What to produce:
Copy out all the lines exactly. Omit pictures.

>> Start Provided material

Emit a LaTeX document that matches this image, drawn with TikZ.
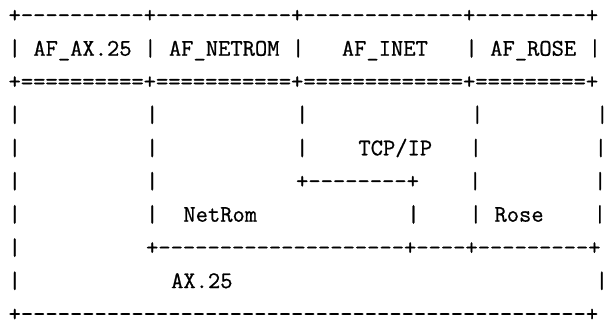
\documentclass[tikz,border=0pt]{standalone}
\usepackage{fontspec}
\newfontfamily\asciifont{Latin Modern Mono}[FakeBold=0.8]
\newcommand\gp[1]{\hspace*{\dimexpr0.525em*#1\relax}}
\tikzset{
  asciirow/.style={anchor=base west, inner sep=0pt, outer sep=0pt,
    font=\asciifont\fontsize{23.85}{28}\selectfont}
}
\begin{document}
\begin{tikzpicture}[x=1pt,y=1pt]
\useasboundingbox (0,0) rectangle (607,320);
\def\xz{8.6}
\node[asciirow] (r1) at (\xz,297.5) {+----------+-----------+-------------+---------+};
\node[asciirow] (r2) at (\xz,264.3) {|\gp{1}AF\_AX.25\gp{1}|\gp{1}AF\_NETROM\gp{1}|\gp{3}AF\_INET\gp{3}|\gp{1}AF\_ROSE\gp{1}|};
\node[asciirow] (r3) at (\xz,231.1) {+==========+===========+=============+=========+};
\node[asciirow] (r4) at (\xz,197.9) {|\gp{10}|\gp{11}|\gp{13}|\gp{9}|};
\node[asciirow] (r5) at (\xz,164.7) {|\gp{10}|\gp{11}|\gp{4}TCP/IP\gp{3}|\gp{9}|};
\node[asciirow] (r6) at (\xz,131.5) {|\gp{10}|\gp{11}+--------+\gp{4}|\gp{9}|};
\node[asciirow] (r7) at (\xz,98.3) {|\gp{10}|\gp{2}NetRom\gp{12}|\gp{4}|\gp{1}Rose\gp{4}|};
\node[asciirow] (r8) at (\xz,65.1) {|\gp{10}+--------------------+----+---------+};
\node[asciirow] (r9) at (\xz,31.9) {|\gp{12}AX.25\gp{29}|};
\node[asciirow] (r10) at (\xz,-1.3) {+----------------------------------------------+};
\end{tikzpicture}
\end{document}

>> End Provided material

Output for this task:
Emit a LaTeX document that matches this image, drawn with TikZ.
\documentclass[tikz,border=0pt]{standalone}
\usepackage{fontspec}
\newfontfamily\asciifont{Latin Modern Mono}[FakeBold=0.8]
\newcommand\gp[1]{\hspace*{\dimexpr0.525em*#1\relax}}
\tikzset{
  asciirow/.style={anchor=base west, inner sep=0pt, outer sep=0pt,
    font=\asciifont\fontsize{23.85}{28}\selectfont}
}
\begin{document}
\begin{tikzpicture}[x=1pt,y=1pt]
\useasboundingbox (0,0) rectangle (607,320);
\def\xz{8.6}
\node[asciirow] (r1) at (\xz,297.5) {+----------+-----------+-------------+---------+};
\node[asciirow] (r2) at (\xz,264.3) {|\gp{1}AF\_AX.25\gp{1}|\gp{1}AF\_NETROM\gp{1}|\gp{3}AF\_INET\gp{3}|\gp{1}AF\_ROSE\gp{1}|};
\node[asciirow] (r3) at (\xz,231.1) {+==========+===========+=============+=========+};
\node[asciirow] (r4) at (\xz,197.9) {|\gp{10}|\gp{11}|\gp{13}|\gp{9}|};
\node[asciirow] (r5) at (\xz,164.7) {|\gp{10}|\gp{11}|\gp{4}TCP/IP\gp{3}|\gp{9}|};
\node[asciirow] (r6) at (\xz,131.5) {|\gp{10}|\gp{11}+--------+\gp{4}|\gp{9}|};
\node[asciirow] (r7) at (\xz,98.3) {|\gp{10}|\gp{2}NetRom\gp{12}|\gp{4}|\gp{1}Rose\gp{4}|};
\node[asciirow] (r8) at (\xz,65.1) {|\gp{10}+--------------------+----+---------+};
\node[asciirow] (r9) at (\xz,31.9) {|\gp{12}AX.25\gp{29}|};
\node[asciirow] (r10) at (\xz,-1.3) {+----------------------------------------------+};
\end{tikzpicture}
\end{document}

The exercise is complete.